2.1 The Correlation Coefficient

Here are the Sparrowhawk data from the 2.1 lecture notes:

> returning = c(74, 66, 81, 52, 73, 62, 52, 45, 62, 46, 60, 46, 38)  # %Returning adults
> new = c(5, 6, 8, 11, 12, 15, 16, 17, 18, 18, 19, 20, 20)  # #New adults

(The “#” character indicates that the rest of the line is a comment, not interpreted by R.)

Scatterplot: plot()

plot(x, y, main, sub, xlab, ylab) makes a scatter plot of the points in vectors x and y. You may optionally add a main title main, a subtitle sub, an x-axis label xlab, and a y-axis label ylab.

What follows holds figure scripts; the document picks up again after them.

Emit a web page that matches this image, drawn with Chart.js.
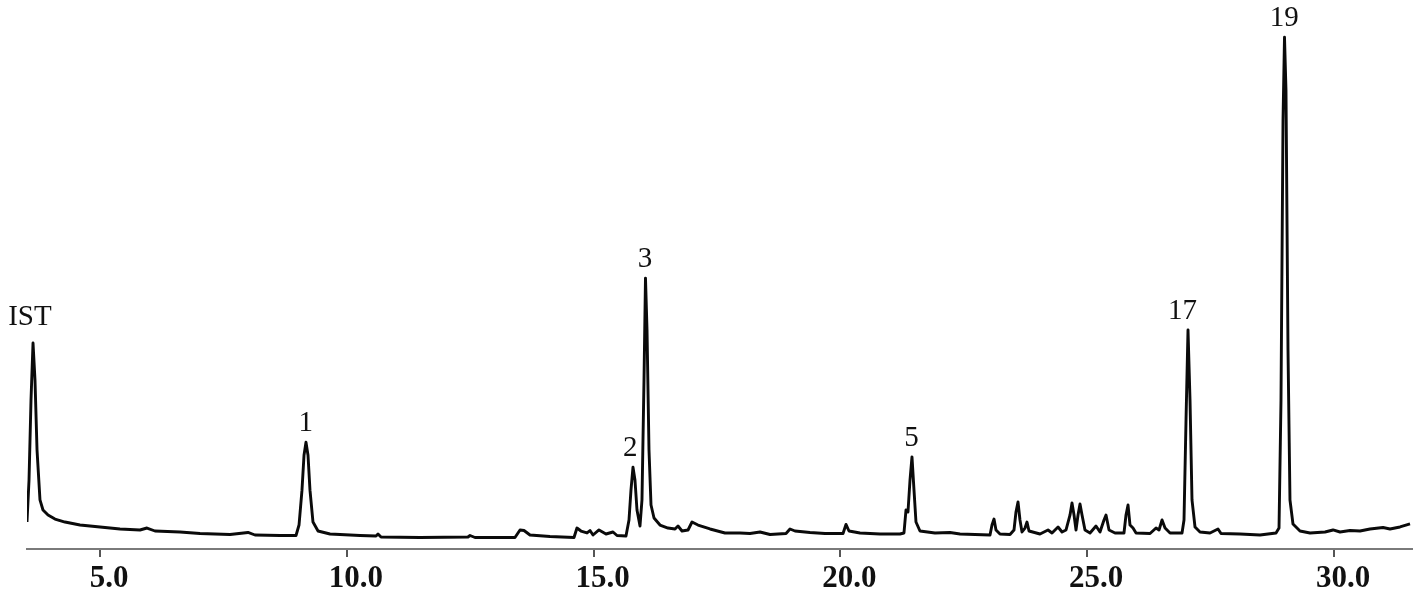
<!DOCTYPE html>
<html>
<head>
<meta charset="utf-8">
<script src="https://cdn.jsdelivr.net/npm/chart.js@4.4.1/dist/chart.umd.min.js"></script>
<style>
  html, body { margin: 0; padding: 0; background: #ffffff; }
  #wrap { width: 1417px; height: 595px; }
</style>
</head>
<body>
<div id="wrap"><canvas id="c" width="1417" height="595"></canvas></div>
<script>
// Retention time (min) of each trace point
const retentionTime = [
  3.521, 3.562, 3.602, 3.643, 3.683, 3.724, 3.784, 3.845, 3.947, 4.088, 4.291, 4.595, 5.000, 5.405, 5.810, 5.952, 6.114, 6.621, 7.026, 7.634,
  7.998, 8.140, 8.647, 8.971, 9.032, 9.092, 9.133, 9.173, 9.214, 9.254, 9.315, 9.417, 9.660, 10.267, 10.592, 10.632, 10.693, 11.483, 12.455, 12.496,
  12.597, 13.407, 13.509, 13.590, 13.711, 14.116, 14.603, 14.663, 14.744, 14.866, 14.927, 14.988, 15.109, 15.251, 15.393, 15.474, 15.656, 15.717, 15.757, 15.798,
  15.838, 15.879, 15.940, 15.980, 16.021, 16.051, 16.082, 16.122, 16.163, 16.224, 16.345, 16.507, 16.649, 16.710, 16.791, 16.913, 16.994, 17.115, 17.358, 17.662,
  17.966, 18.168, 18.371, 18.574, 18.898, 18.979, 19.080, 19.384, 19.688, 20.053, 20.113, 20.174, 20.397, 20.802, 21.207, 21.288, 21.329, 21.369, 21.410, 21.450,
  21.491, 21.531, 21.612, 21.916, 22.220, 22.423, 22.727, 23.031, 23.071, 23.112, 23.152, 23.233, 23.436, 23.517, 23.557, 23.598, 23.638, 23.679, 23.740, 23.780,
  23.821, 24.044, 24.206, 24.287, 24.409, 24.490, 24.571, 24.652, 24.692, 24.733, 24.773, 24.814, 24.854, 24.895, 24.955, 25.057, 25.178, 25.259, 25.340, 25.381,
  25.442, 25.563, 25.745, 25.786, 25.827, 25.867, 25.928, 25.989, 26.273, 26.394, 26.455, 26.516, 26.577, 26.678, 26.921, 26.961, 27.002, 27.042, 27.083, 27.123,
  27.184, 27.285, 27.488, 27.650, 27.711, 28.096, 28.501, 28.825, 28.886, 28.926, 28.967, 28.997, 29.027, 29.068, 29.108, 29.169, 29.311, 29.514, 29.818, 29.980,
  30.122, 30.324, 30.527, 30.729, 30.993, 31.135, 31.337, 31.540
];
// Detector signal (relative units) at each point
const signal = [
  4.95, 12.66, 27.3, 37.8, 31.0, 18.2, 9.0, 7.16, 6.24, 5.50, 4.95, 4.40, 4.04, 3.67, 3.49, 3.85, 3.30, 3.12, 2.84, 2.66,
  3.03, 2.57, 2.48, 2.48, 4.40, 10.8, 17.2, 19.6, 17.2, 10.8, 4.95, 3.30, 2.75, 2.48, 2.39, 2.75, 2.20, 2.11, 2.20, 2.48,
  2.11, 2.11, 3.49, 3.39, 2.57, 2.29, 2.11, 3.85, 3.30, 2.94, 3.39, 2.57, 3.49, 2.75, 3.12, 2.48, 2.39, 5.32, 10.8, 15.0,
  12.66, 7.16, 4.22, 9.0, 31.0, 49.7, 40.2, 18.2, 8.07, 5.69, 4.40, 3.85, 3.67, 4.22, 3.30, 3.49, 4.95, 4.40, 3.67, 2.94,
  2.94, 2.84, 3.12, 2.66, 2.84, 3.67, 3.30, 3.03, 2.84, 2.84, 4.50, 3.30, 2.94, 2.75, 2.75, 2.94, 7.16, 6.79, 12.66, 16.9,
  10.8, 4.95, 3.30, 2.94, 3.03, 2.75, 2.66, 2.57, 4.40, 5.50, 3.49, 2.75, 2.66, 3.49, 6.79, 8.62, 5.32, 3.12, 3.85, 4.95,
  3.30, 2.75, 3.49, 2.94, 4.04, 3.12, 3.49, 6.24, 8.44, 6.24, 3.49, 6.24, 8.26, 6.24, 3.49, 2.94, 4.22, 3.12, 5.32, 6.24,
  3.49, 2.94, 2.94, 6.24, 8.07, 4.40, 3.85, 2.94, 2.84, 3.85, 3.49, 5.32, 3.85, 2.94, 2.94, 5.32, 23.7, 40.2, 27.3, 9.0,
  4.04, 3.12, 2.94, 3.67, 2.84, 2.75, 2.57, 2.94, 3.85, 27.3, 78.7, 93.9, 84.2, 36.5, 9.0, 4.59, 3.30, 2.94, 3.12, 3.49,
  3.12, 3.39, 3.30, 3.67, 3.94, 3.67, 4.04, 4.59
];
// Peak annotations
const peakLabels = ['IST', '1', '2', '3', '5', '17', '19'];
const peakLabelTime = [3.58, 9.17, 15.74, 16.04, 21.44, 26.93, 28.99];
const peakLabelSignal = [39.0, 19.6, 15.0, 49.7, 16.9, 40.2, 93.9];
// X axis ticks
const xTickValues = [5, 10, 15, 20, 25, 30];
const xTickLabels = ['5.0', '10.0', '15.0', '20.0', '25.0', '30.0'];

const points = retentionTime.map((t, i) => ({ x: t, y: signal[i] }));

const peakLabelPlugin = {
  id: 'peakLabels',
  afterDatasetsDraw(chart) {
    const ctx = chart.ctx;
    const xs = chart.scales.x, ys = chart.scales.y;
    ctx.save();
    ctx.font = '29px "Liberation Serif", "Times New Roman", serif';
    ctx.fillStyle = '#111111';
    ctx.textAlign = 'center';
    ctx.textBaseline = 'alphabetic';
    peakLabels.forEach((lab, i) => {
      const px = xs.getPixelForValue(peakLabelTime[i]);
      const py = ys.getPixelForValue(peakLabelSignal[i]) - 11;
      ctx.fillText(lab, px, py);
    });
    ctx.restore();
  }
};

new Chart(document.getElementById('c'), {
  type: 'line',
  data: {
    datasets: [{
      data: points,
      borderColor: '#0a0a0a',
      borderWidth: 2.9,
      pointRadius: 0,
      tension: 0,
      fill: false,
      borderJoinStyle: 'round'
    }]
  },
  options: {
    responsive: false,
    animation: false,
    devicePixelRatio: 1,
    layout: { padding: { left: 27, right: 5, top: 4, bottom: 0 } },
    plugins: { legend: { display: false }, tooltip: { enabled: false } },
    scales: {
      x: {
        type: 'linear',
        min: 3.521,
        max: 31.58,
        afterBuildTicks: (s) => { s.ticks = xTickValues.map(v => ({ value: v })); },
        afterFit: (s) => { s.height = 46; },
        ticks: {
          autoSkip: false,
          maxRotation: 0,
          padding: 3,
          labelOffset: 9,
          color: '#111111',
          font: { family: '"Liberation Serif", "Times New Roman", serif', weight: 'bold', size: 31 },
          callback: (v, i) => xTickLabels[i]
        },
        grid: { drawOnChartArea: false, drawTicks: true, tickLength: 8, color: '#555555', lineWidth: 2 },
        border: { display: true, color: '#7a7a7a', width: 2 }
      },
      y: {
        display: false,
        min: 0,
        max: 100
      }
    }
  },
  plugins: [peakLabelPlugin]
});
</script>
</body>
</html>
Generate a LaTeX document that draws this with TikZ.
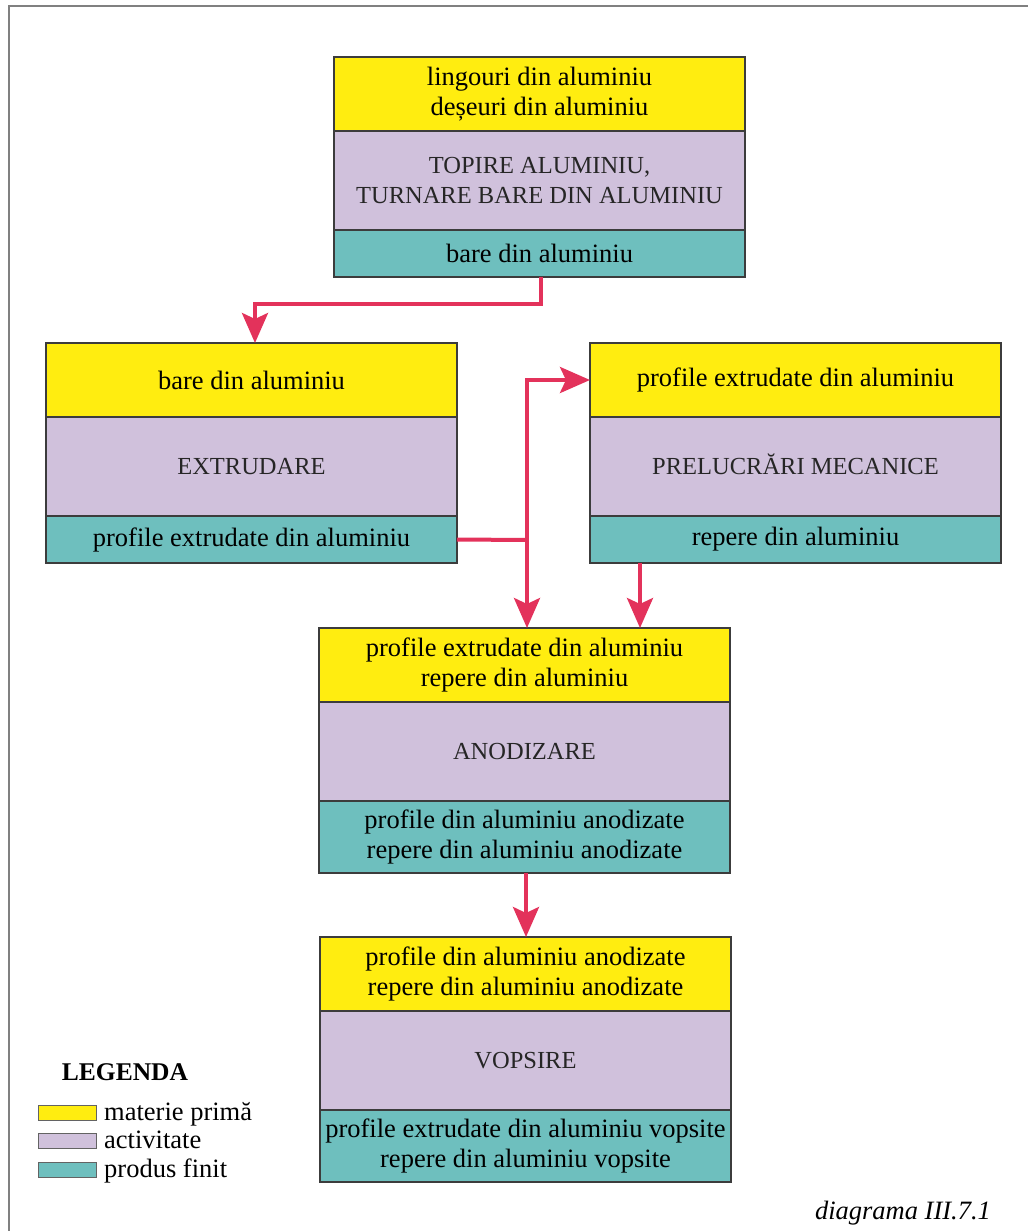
\documentclass[tikz,border=0pt]{standalone}
\usepackage{fontspec}
\setmainfont{Liberation Serif}
\usetikzlibrary{arrows.meta,positioning}
\definecolor{galben}{HTML}{FFED10}
\definecolor{lila}{HTML}{D0C1DC}
\definecolor{turcoaz}{HTML}{6EBFBE}
\definecolor{rosu}{HTML}{E3325B}
\definecolor{chenar}{HTML}{3C3C3C}

\begin{document}
\begin{tikzpicture}[x=1pt, y=-1pt,
    every node/.style={font=\fontsize{26.5}{30}\selectfont},
    cell/.style={rectangle, draw=chenar, line width=1.3pt, outer sep=0pt,
        minimum width=411pt, inner sep=0pt, align=center},
    materie/.style={cell, fill=galben, minimum height=74pt},
    activ/.style={cell, fill=lila, minimum height=99pt, text=black!85,
        font=\fontsize{24.5}{30}\selectfont},
    produs/.style={cell, fill=turcoaz, minimum height=47pt},
    produs2/.style={cell, fill=turcoaz, minimum height=72pt},
    swatch/.style={rectangle, draw=chenar!80, line width=1pt, minimum width=58pt,
        minimum height=15pt, inner sep=0pt, outer sep=0pt},
    legtext/.style={inner sep=0pt, anchor=base west, xshift=8pt},
    flux/.style={-{Stealth[length=30pt, width=26pt, inset=6pt]}, line width=4pt, rosu},
]
\useasboundingbox (0,0) rectangle (1028,1231);

% Frame
\draw[gray, line width=1.5pt] (9,1231) -- (9,6) -- (1028,6);

% Topire
\node[materie, anchor=north west] (top-in) at (334,57) {lingouri din aluminiu\\deșeuri din aluminiu};
\node[activ, below=0pt of top-in] (top-act) {TOPIRE ALUMINIU,\\TURNARE BARE DIN ALUMINIU};
\node[produs, below=0pt of top-act] (top-out) {bare din aluminiu};

% Extrudare
\node[materie, anchor=north west] (ext-in) at (46,343) {bare din aluminiu};
\node[activ, below=0pt of ext-in] (ext-act) {EXTRUDARE};
\node[produs, below=0pt of ext-act] (ext-out) {profile extrudate din aluminiu};

% Prelucrari mecanice
\node[materie, anchor=north west] (prel-in) at (590,343) {profile extrudate din aluminiu};
\node[activ, below=0pt of prel-in] (prel-act) {PRELUCR\smash{Ă}RI MECANICE};
\node[produs, below=0pt of prel-act] (prel-out) {repere din aluminiu};

% Anodizare
\node[materie, anchor=north west] (anod-in) at (319,628) {profile extrudate din aluminiu\\repere din aluminiu};
\node[activ, below=0pt of anod-in] (anod-act) {ANODIZARE};
\node[produs2, below=0pt of anod-act] (anod-out) {profile din aluminiu anodizate\\repere din aluminiu anodizate};

% Vopsire
\node[materie, anchor=north west] (vops-in) at (320,937) {profile din aluminiu anodizate\\repere din aluminiu anodizate};
\node[activ, below=0pt of vops-in] (vops-act) {VOPSIRE};
\node[produs2, below=0pt of vops-act] (vops-out) {profile extrudate din aluminiu vopsite\\repere din aluminiu vopsite};

% Arrows
\coordinate (nod) at (527,540);
\draw[flux] ([xshift=1.5pt]top-out.south) -- ++(0,27) -| ([xshift=3.5pt]ext-in.north);
\draw[line width=4pt, rosu] (ext-out.east) -- (nod);
\draw[flux] (nod) |- (prel-in.west);
\draw[flux] (nod) -- (nod |- anod-in.north);
\draw[flux] ([xshift=50pt]prel-out.south west) -- ([xshift=50pt]prel-out.south west |- anod-in.north);
\draw[flux] ([xshift=1.5pt]anod-out.south) -- ([xshift=1.5pt]anod-out.south |- vops-in.north);

% Legend
\node[font=\fontsize{25.5}{30}\selectfont\bfseries] (legenda) at (125,1072) {LEGENDA};
\node[swatch, fill=galben, anchor=north west] (sw1) at (38,1105) {};
\node[swatch, fill=lila, anchor=north west] (sw2) at (38,1133) {};
\node[swatch, fill=turcoaz, anchor=north west] (sw3) at (38,1162) {};
\node[legtext] at (sw1.south east) (leg1) {materie primă};
\node[legtext] at (sw2.south east) (leg2) {activitate};
\node[legtext] at (sw3.south east) (leg3) {produs finit};

% Caption
\node[font=\fontsize{26.5}{30}\selectfont\itshape] (titlu) at (903,1213) {diagrama III.7.1};

\end{tikzpicture}
\end{document}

With this many parameters, I like to name each argument supplied to the function (“x=returning” is the first argument instead of just “returning”, etc.):

> plot(x = returning, y = new, main = "13 Sparrowhawk colonies", xlab = "% Returning adults", 
+     ylab = "#New adults")

plot of chunk scatterplot

Correlation: cor()

The correlation between vectors x and y is given by cor(x, y):

> cor(returning, new)
[1] -0.7485

2.2 The Least-Squares Line

Regression line: lm()

The linear regression model for predicting y from x is given by lm(y ~ x) (“lm”=“linear model”):

> model = lm(new ~ returning)

See the coefficients via coef(), which returns a vector of length 2:

> coef(model)
(Intercept)   returning 
     31.934      -0.304 
> y.intercept = coef(model)[1]
> y.intercept
(Intercept) 
      31.93 
> slope = coef(model)[2]
> slope
returning 
   -0.304 

Add a line with y-intercept a and slope b to a plot with abline(a, b):

> plot(x = returning, y = new, main = "13 Sparrowhawk colonies", xlab = "% Returning adults", 
+     ylab = "#New adults")  # same as last plot
> abline(a = y.intercept, b = slope)  # add regression line

plot of chunk scatterplot with line

2.3 Features and Limitations of the Least-Squares Line

(There's nothing to see here, folks. Move along.)